Hon Hai Precision Industry Co, internationally known as Foxconn, a Taiwanese electronics giant that assembles iPhones in China, is expanding in India and Vietnam after Apple Inc began pushing its suppliers to diversify, but it was followed by tax and land-use probes, seen by some as Beijing trying to pressure Hon Hai into resisting decoupling with China, the report said
“Fully decoupling from mainland China’s economy likely isn’t possible, and would be disastrous for Taiwan,” the WSJ report said, adding that many major Taiwanese companies depend heavily on China for parts, testing and buyers, and that about 25 percent of Taiwan’s electronic parts imports still come from China.

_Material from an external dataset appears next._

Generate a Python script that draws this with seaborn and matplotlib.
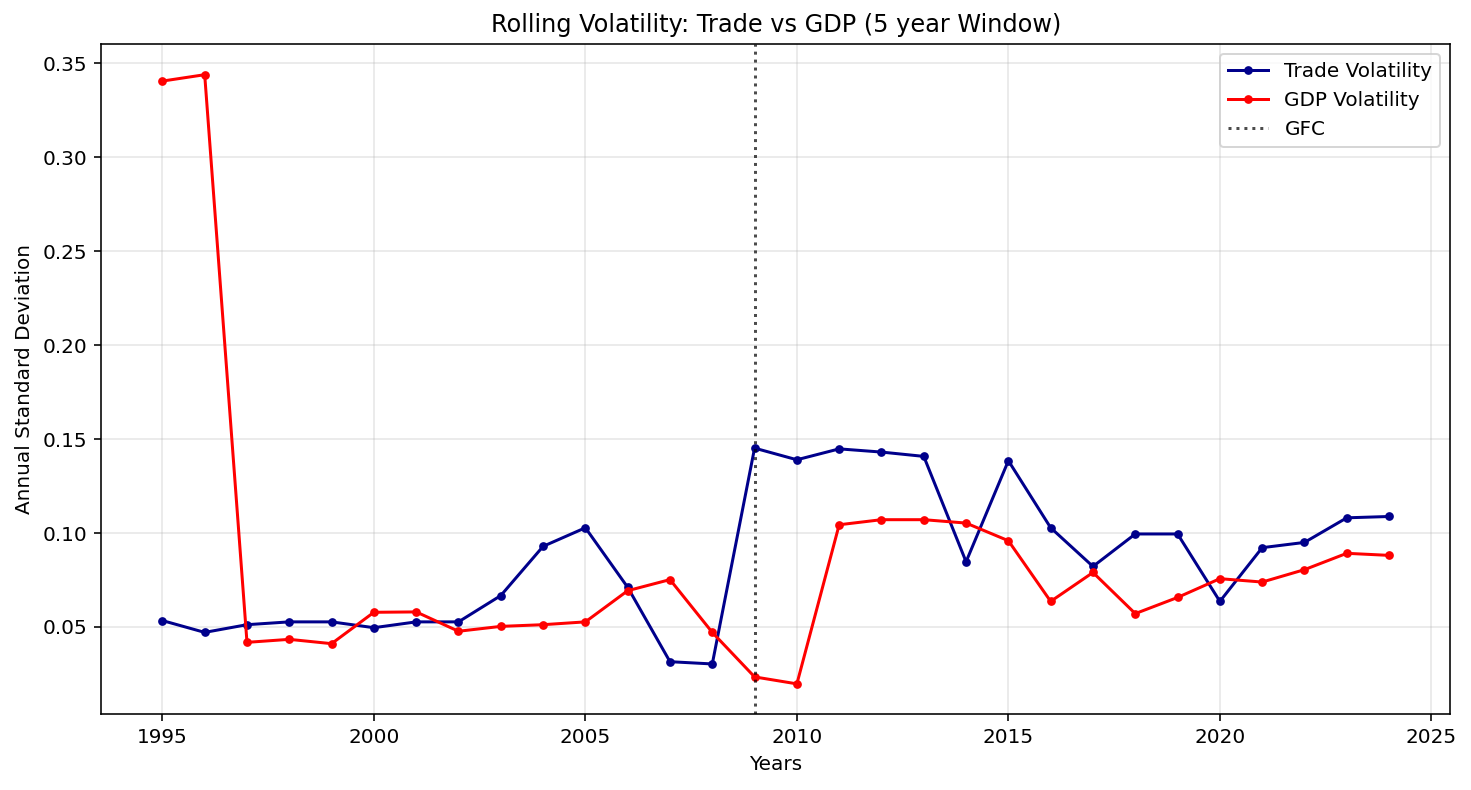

However, many forces are pushing Taiwan to rewire its economic relations with China, including tariffs from the administration of former US president Donald Trump and export controls by the administration of his successor, US President Joe Biden, rising wages in China and long-running shifts in Taiwanese sentiment toward China (such as those triggered by China’s export bans on Taiwanese agricultural products), the report said.
Taiwan’s government is also encouraging closer economic links with Southeast Asia, South Asia, Australia and New Zealand, as it rolled out the New Southbound Policy in 2016, the report said, adding that consequently, exports to countries covered by the policy have risen to US$66 billion in the first nine months of this year, about 50 percent higher than the same period in 2016.
According to CEIC data, the US and the six largest Southeast Asian economies together accounted for 36 percent of Taiwanese exports in the third quarter of this year, surpassing the percentage sent to China and Hong Kong on a quarterly basis for the first time since 2002.
Citing Taiwanese government data, it said Taiwanese foreign investment into China, which had been steady at about US$10 billion a year for most of the early 2010s, plummeted in late 2018 and has since been running at about half that level, and so far this year, 13 percent of Taiwan’s investment went to China; 25 percent went to other Asian locations, and nearly half went to the US.